**Your objective:** In the lines below, find how many contain the word "chart" and report that figure alone.

**Data excerpt:**
* Begin *
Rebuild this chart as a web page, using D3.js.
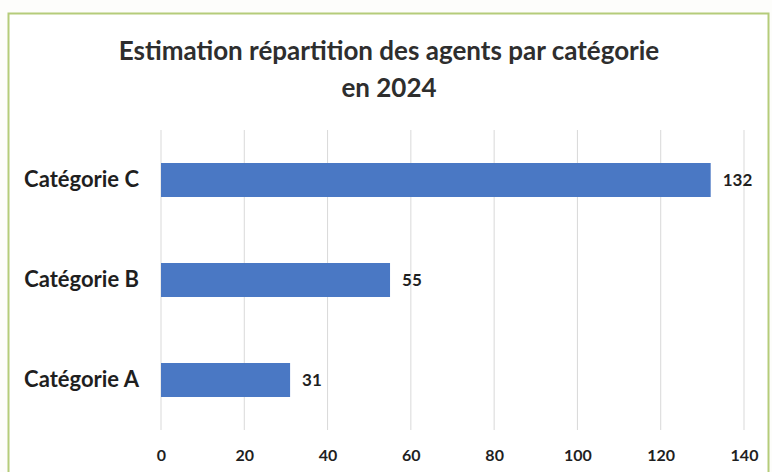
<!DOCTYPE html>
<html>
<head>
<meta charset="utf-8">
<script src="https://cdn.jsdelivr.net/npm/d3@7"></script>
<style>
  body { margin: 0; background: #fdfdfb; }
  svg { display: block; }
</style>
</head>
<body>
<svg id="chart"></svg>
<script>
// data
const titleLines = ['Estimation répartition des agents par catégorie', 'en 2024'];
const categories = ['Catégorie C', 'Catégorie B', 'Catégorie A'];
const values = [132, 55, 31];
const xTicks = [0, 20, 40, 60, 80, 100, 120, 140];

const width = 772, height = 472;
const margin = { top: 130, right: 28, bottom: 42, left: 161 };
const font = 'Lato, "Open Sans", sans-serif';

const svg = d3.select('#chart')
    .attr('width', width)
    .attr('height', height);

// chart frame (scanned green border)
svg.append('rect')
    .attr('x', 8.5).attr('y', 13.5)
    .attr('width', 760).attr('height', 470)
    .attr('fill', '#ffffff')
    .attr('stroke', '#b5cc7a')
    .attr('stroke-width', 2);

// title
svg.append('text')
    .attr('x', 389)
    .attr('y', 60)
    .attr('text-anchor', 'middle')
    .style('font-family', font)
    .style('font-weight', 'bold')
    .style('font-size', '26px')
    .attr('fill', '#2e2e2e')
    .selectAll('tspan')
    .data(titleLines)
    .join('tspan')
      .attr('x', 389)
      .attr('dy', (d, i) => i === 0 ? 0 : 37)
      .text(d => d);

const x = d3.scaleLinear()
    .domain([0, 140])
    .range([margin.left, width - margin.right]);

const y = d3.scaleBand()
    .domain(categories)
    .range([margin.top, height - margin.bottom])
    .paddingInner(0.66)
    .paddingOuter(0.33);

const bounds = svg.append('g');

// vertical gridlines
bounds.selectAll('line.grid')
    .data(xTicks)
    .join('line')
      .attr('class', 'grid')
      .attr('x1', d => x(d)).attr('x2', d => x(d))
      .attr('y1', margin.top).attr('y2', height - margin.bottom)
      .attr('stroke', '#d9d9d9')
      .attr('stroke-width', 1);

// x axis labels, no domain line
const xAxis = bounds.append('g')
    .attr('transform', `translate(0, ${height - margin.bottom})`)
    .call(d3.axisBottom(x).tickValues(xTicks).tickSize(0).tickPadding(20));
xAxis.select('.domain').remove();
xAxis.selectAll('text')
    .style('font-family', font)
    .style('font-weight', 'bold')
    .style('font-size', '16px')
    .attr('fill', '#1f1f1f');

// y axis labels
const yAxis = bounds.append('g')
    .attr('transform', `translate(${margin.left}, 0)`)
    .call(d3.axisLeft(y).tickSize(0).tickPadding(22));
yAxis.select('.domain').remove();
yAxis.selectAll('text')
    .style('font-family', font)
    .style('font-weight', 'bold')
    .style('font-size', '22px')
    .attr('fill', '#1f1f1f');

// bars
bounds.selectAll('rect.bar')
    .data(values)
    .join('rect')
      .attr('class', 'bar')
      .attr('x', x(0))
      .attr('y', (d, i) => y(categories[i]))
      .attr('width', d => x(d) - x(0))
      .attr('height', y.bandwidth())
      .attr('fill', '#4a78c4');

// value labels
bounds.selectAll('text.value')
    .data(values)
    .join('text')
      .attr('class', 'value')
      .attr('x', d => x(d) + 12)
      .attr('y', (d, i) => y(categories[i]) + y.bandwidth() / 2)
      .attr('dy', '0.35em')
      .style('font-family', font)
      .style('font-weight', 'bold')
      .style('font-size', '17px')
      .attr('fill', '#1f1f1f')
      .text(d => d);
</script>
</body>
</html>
* End *
**Task solution:** 4